_Task goal_.
Images do not belong in the copy. Retype all the entries below exactly.
>> begin Data listing
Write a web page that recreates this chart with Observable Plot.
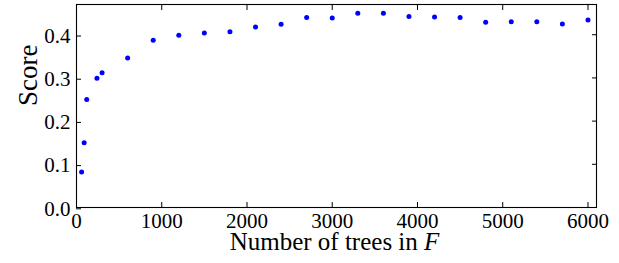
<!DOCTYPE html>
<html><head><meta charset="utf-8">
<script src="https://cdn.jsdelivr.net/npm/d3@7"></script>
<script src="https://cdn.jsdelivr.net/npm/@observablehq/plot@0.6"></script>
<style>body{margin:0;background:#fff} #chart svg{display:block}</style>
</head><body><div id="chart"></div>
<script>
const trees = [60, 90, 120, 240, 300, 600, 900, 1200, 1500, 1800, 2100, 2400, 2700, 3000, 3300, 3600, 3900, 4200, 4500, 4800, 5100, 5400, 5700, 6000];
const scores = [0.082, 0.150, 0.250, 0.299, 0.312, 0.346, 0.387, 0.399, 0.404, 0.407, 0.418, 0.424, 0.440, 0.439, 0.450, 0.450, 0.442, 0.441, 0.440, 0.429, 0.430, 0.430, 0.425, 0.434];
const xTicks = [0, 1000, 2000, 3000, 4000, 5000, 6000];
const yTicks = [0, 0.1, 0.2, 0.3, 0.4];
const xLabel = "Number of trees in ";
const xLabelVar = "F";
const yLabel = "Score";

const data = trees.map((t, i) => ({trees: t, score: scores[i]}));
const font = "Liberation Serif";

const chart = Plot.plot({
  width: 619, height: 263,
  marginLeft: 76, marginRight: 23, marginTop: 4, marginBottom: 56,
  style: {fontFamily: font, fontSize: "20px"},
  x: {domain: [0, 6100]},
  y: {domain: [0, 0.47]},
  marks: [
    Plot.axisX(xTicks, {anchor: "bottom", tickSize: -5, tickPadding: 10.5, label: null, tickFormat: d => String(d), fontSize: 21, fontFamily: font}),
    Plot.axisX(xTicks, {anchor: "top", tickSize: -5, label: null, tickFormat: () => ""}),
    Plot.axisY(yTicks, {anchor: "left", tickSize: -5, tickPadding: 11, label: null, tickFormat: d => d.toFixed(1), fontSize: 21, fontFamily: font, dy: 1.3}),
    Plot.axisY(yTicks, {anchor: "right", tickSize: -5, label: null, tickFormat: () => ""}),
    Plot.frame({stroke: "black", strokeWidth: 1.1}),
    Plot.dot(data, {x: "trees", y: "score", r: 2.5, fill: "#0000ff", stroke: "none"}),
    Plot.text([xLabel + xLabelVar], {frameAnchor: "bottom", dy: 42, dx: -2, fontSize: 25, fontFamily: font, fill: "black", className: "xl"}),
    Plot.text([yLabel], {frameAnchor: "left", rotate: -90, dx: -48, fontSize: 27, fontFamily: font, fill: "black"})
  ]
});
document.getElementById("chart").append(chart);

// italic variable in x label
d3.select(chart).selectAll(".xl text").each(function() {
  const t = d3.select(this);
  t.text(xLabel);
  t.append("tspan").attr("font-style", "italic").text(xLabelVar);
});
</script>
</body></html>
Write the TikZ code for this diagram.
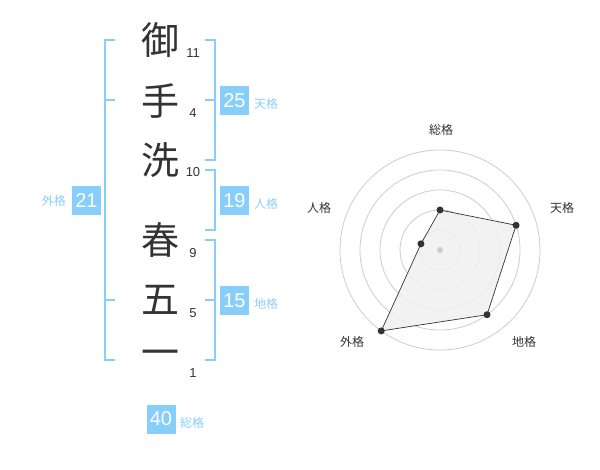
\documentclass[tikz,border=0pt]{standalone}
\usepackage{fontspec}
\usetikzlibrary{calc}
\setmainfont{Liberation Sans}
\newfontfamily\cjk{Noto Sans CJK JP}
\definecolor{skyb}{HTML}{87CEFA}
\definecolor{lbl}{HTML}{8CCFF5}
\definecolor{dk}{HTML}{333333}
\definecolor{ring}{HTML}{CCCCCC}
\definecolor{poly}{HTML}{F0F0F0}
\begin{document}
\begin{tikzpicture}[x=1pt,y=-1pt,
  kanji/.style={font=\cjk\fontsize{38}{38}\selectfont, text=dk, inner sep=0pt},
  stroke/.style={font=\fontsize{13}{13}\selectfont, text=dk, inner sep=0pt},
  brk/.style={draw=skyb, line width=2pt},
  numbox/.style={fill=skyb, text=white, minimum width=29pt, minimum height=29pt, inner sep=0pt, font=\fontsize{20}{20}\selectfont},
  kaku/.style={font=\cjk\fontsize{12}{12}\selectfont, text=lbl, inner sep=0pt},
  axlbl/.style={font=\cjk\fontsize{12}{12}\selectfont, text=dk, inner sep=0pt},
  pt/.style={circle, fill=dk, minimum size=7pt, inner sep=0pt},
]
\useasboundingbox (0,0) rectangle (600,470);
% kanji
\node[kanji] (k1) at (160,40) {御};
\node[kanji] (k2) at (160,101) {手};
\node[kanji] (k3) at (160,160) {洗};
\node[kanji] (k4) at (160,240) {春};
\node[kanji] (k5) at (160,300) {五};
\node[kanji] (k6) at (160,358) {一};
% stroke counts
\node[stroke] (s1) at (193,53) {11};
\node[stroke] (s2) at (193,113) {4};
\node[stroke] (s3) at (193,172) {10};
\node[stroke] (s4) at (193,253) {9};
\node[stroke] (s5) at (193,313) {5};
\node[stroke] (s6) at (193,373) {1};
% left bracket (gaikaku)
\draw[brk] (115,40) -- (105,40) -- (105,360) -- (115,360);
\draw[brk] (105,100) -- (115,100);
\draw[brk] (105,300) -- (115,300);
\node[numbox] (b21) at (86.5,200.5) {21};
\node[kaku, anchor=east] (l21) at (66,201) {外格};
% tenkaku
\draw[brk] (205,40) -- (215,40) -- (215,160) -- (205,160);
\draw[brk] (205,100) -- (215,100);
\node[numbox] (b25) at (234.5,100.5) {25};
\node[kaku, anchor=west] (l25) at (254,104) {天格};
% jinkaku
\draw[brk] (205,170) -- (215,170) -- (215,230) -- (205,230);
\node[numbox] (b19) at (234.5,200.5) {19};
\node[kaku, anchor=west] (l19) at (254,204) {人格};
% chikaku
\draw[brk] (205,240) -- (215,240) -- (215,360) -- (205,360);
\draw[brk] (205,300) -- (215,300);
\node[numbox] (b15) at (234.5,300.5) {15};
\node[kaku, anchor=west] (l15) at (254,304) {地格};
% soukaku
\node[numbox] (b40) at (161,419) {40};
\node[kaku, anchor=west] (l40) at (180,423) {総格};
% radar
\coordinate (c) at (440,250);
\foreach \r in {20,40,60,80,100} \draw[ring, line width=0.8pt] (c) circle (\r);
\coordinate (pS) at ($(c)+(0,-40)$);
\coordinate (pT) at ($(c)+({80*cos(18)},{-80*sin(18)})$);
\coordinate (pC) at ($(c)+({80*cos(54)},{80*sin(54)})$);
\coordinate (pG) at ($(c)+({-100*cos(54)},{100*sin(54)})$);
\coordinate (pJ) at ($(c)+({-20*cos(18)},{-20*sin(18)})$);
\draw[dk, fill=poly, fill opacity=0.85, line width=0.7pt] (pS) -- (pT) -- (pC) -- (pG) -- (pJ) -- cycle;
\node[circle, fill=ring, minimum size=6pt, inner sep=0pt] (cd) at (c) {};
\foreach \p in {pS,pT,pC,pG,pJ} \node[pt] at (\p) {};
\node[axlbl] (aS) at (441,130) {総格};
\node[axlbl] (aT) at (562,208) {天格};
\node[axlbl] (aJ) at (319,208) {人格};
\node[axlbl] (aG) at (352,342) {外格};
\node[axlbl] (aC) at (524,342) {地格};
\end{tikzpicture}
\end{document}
>> end Data listing
_Solved problem_.
Write a web page that recreates this chart with Observable Plot.
<!DOCTYPE html>
<html><head><meta charset="utf-8">
<script src="https://cdn.jsdelivr.net/npm/d3@7"></script>
<script src="https://cdn.jsdelivr.net/npm/@observablehq/plot@0.6"></script>
<style>body{margin:0;background:#fff} #chart svg{display:block}</style>
</head><body><div id="chart"></div>
<script>
const trees = [60, 90, 120, 240, 300, 600, 900, 1200, 1500, 1800, 2100, 2400, 2700, 3000, 3300, 3600, 3900, 4200, 4500, 4800, 5100, 5400, 5700, 6000];
const scores = [0.082, 0.150, 0.250, 0.299, 0.312, 0.346, 0.387, 0.399, 0.404, 0.407, 0.418, 0.424, 0.440, 0.439, 0.450, 0.450, 0.442, 0.441, 0.440, 0.429, 0.430, 0.430, 0.425, 0.434];
const xTicks = [0, 1000, 2000, 3000, 4000, 5000, 6000];
const yTicks = [0, 0.1, 0.2, 0.3, 0.4];
const xLabel = "Number of trees in ";
const xLabelVar = "F";
const yLabel = "Score";

const data = trees.map((t, i) => ({trees: t, score: scores[i]}));
const font = "Liberation Serif";

const chart = Plot.plot({
  width: 619, height: 263,
  marginLeft: 76, marginRight: 23, marginTop: 4, marginBottom: 56,
  style: {fontFamily: font, fontSize: "20px"},
  x: {domain: [0, 6100]},
  y: {domain: [0, 0.47]},
  marks: [
    Plot.axisX(xTicks, {anchor: "bottom", tickSize: -5, tickPadding: 10.5, label: null, tickFormat: d => String(d), fontSize: 21, fontFamily: font}),
    Plot.axisX(xTicks, {anchor: "top", tickSize: -5, label: null, tickFormat: () => ""}),
    Plot.axisY(yTicks, {anchor: "left", tickSize: -5, tickPadding: 11, label: null, tickFormat: d => d.toFixed(1), fontSize: 21, fontFamily: font, dy: 1.3}),
    Plot.axisY(yTicks, {anchor: "right", tickSize: -5, label: null, tickFormat: () => ""}),
    Plot.frame({stroke: "black", strokeWidth: 1.1}),
    Plot.dot(data, {x: "trees", y: "score", r: 2.5, fill: "#0000ff", stroke: "none"}),
    Plot.text([xLabel + xLabelVar], {frameAnchor: "bottom", dy: 42, dx: -2, fontSize: 25, fontFamily: font, fill: "black", className: "xl"}),
    Plot.text([yLabel], {frameAnchor: "left", rotate: -90, dx: -48, fontSize: 27, fontFamily: font, fill: "black"})
  ]
});
document.getElementById("chart").append(chart);

// italic variable in x label
d3.select(chart).selectAll(".xl text").each(function() {
  const t = d3.select(this);
  t.text(xLabel);
  t.append("tspan").attr("font-style", "italic").text(xLabelVar);
});
</script>
</body></html>
Write the TikZ code for this diagram.
\documentclass[tikz,border=0pt]{standalone}
\usepackage{fontspec}
\usetikzlibrary{calc}
\setmainfont{Liberation Sans}
\newfontfamily\cjk{Noto Sans CJK JP}
\definecolor{skyb}{HTML}{87CEFA}
\definecolor{lbl}{HTML}{8CCFF5}
\definecolor{dk}{HTML}{333333}
\definecolor{ring}{HTML}{CCCCCC}
\definecolor{poly}{HTML}{F0F0F0}
\begin{document}
\begin{tikzpicture}[x=1pt,y=-1pt,
  kanji/.style={font=\cjk\fontsize{38}{38}\selectfont, text=dk, inner sep=0pt},
  stroke/.style={font=\fontsize{13}{13}\selectfont, text=dk, inner sep=0pt},
  brk/.style={draw=skyb, line width=2pt},
  numbox/.style={fill=skyb, text=white, minimum width=29pt, minimum height=29pt, inner sep=0pt, font=\fontsize{20}{20}\selectfont},
  kaku/.style={font=\cjk\fontsize{12}{12}\selectfont, text=lbl, inner sep=0pt},
  axlbl/.style={font=\cjk\fontsize{12}{12}\selectfont, text=dk, inner sep=0pt},
  pt/.style={circle, fill=dk, minimum size=7pt, inner sep=0pt},
]
\useasboundingbox (0,0) rectangle (600,470);
% kanji
\node[kanji] (k1) at (160,40) {御};
\node[kanji] (k2) at (160,101) {手};
\node[kanji] (k3) at (160,160) {洗};
\node[kanji] (k4) at (160,240) {春};
\node[kanji] (k5) at (160,300) {五};
\node[kanji] (k6) at (160,358) {一};
% stroke counts
\node[stroke] (s1) at (193,53) {11};
\node[stroke] (s2) at (193,113) {4};
\node[stroke] (s3) at (193,172) {10};
\node[stroke] (s4) at (193,253) {9};
\node[stroke] (s5) at (193,313) {5};
\node[stroke] (s6) at (193,373) {1};
% left bracket (gaikaku)
\draw[brk] (115,40) -- (105,40) -- (105,360) -- (115,360);
\draw[brk] (105,100) -- (115,100);
\draw[brk] (105,300) -- (115,300);
\node[numbox] (b21) at (86.5,200.5) {21};
\node[kaku, anchor=east] (l21) at (66,201) {外格};
% tenkaku
\draw[brk] (205,40) -- (215,40) -- (215,160) -- (205,160);
\draw[brk] (205,100) -- (215,100);
\node[numbox] (b25) at (234.5,100.5) {25};
\node[kaku, anchor=west] (l25) at (254,104) {天格};
% jinkaku
\draw[brk] (205,170) -- (215,170) -- (215,230) -- (205,230);
\node[numbox] (b19) at (234.5,200.5) {19};
\node[kaku, anchor=west] (l19) at (254,204) {人格};
% chikaku
\draw[brk] (205,240) -- (215,240) -- (215,360) -- (205,360);
\draw[brk] (205,300) -- (215,300);
\node[numbox] (b15) at (234.5,300.5) {15};
\node[kaku, anchor=west] (l15) at (254,304) {地格};
% soukaku
\node[numbox] (b40) at (161,419) {40};
\node[kaku, anchor=west] (l40) at (180,423) {総格};
% radar
\coordinate (c) at (440,250);
\foreach \r in {20,40,60,80,100} \draw[ring, line width=0.8pt] (c) circle (\r);
\coordinate (pS) at ($(c)+(0,-40)$);
\coordinate (pT) at ($(c)+({80*cos(18)},{-80*sin(18)})$);
\coordinate (pC) at ($(c)+({80*cos(54)},{80*sin(54)})$);
\coordinate (pG) at ($(c)+({-100*cos(54)},{100*sin(54)})$);
\coordinate (pJ) at ($(c)+({-20*cos(18)},{-20*sin(18)})$);
\draw[dk, fill=poly, fill opacity=0.85, line width=0.7pt] (pS) -- (pT) -- (pC) -- (pG) -- (pJ) -- cycle;
\node[circle, fill=ring, minimum size=6pt, inner sep=0pt] (cd) at (c) {};
\foreach \p in {pS,pT,pC,pG,pJ} \node[pt] at (\p) {};
\node[axlbl] (aS) at (441,130) {総格};
\node[axlbl] (aT) at (562,208) {天格};
\node[axlbl] (aJ) at (319,208) {人格};
\node[axlbl] (aG) at (352,342) {外格};
\node[axlbl] (aC) at (524,342) {地格};
\end{tikzpicture}
\end{document}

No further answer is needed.